Maxing out the wealth potential of any IPO is just a matter of knowing five simple things, says Joyce Franklin, founder of Larkspur, Calif.-based
J.L. Franklin Wealth Planning. A specialist on employees and IPOs, Franklin is author of the upcoming
Keeping It: Secrets to Maximizing and Preserving Your Wealth Before and After an Acquisition, IPO, or Other Liquidity Event.
Here's what Franklin advises:
Write a list. Prepare an inventory of your company stock, options and other equity awards. Include the vesting schedule for each. That way you know where you stand going into the IPO process.
Don't wait on stock moves. Exercise your stock options early, especially if you can do so with little out-of-pocket cost. You'll start the clock ticking on long-term capital gains. Remember to submit an election form to your company and the IRS and attach it to your tax return for the year in which you made the election.
Keep your eyes on the prize. "Stay focused and keep shipping," was a favorite line of
Facebook(FB) founder Mark Zuckerberg when his company was going public. In other words, continue to build your enterprise's value, because a successful liquidity event is not guaranteed. Zuckerberg had the forethought to encourage Facebook employees to stay focused on their jobs rather than the stock price up to and after the company's May 2012 IPO. The message had an impact. In the year after Facebook's IPO, the stock price dropped dramatically. Yet most employees stuck around, and the stock price has now passed the IPO level.

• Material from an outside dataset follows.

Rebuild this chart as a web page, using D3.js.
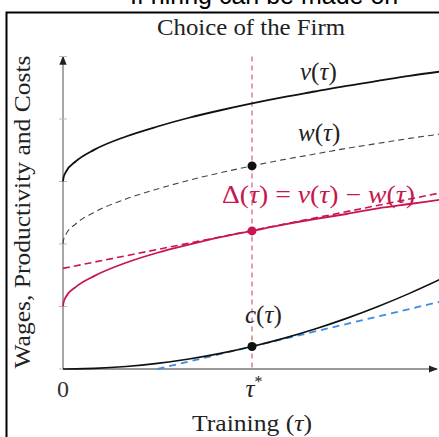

Don't spend the whole thing. Avoid spending like a rich person until after the IPO, when you have sold your stock and have actual cash in your bank account.
Get professional help. Hire an accountant for personal tax and cash flow planning, especially if you are planning to early-exercise stock options. If you already have assets, a financial planner with tax expertise can help you understand your cash flow and financial picture before and after your wealth event.
An IPO could be a once-in-a-lifetime event.
Savor the moment, but plan thoroughly so you can gain the most benefit.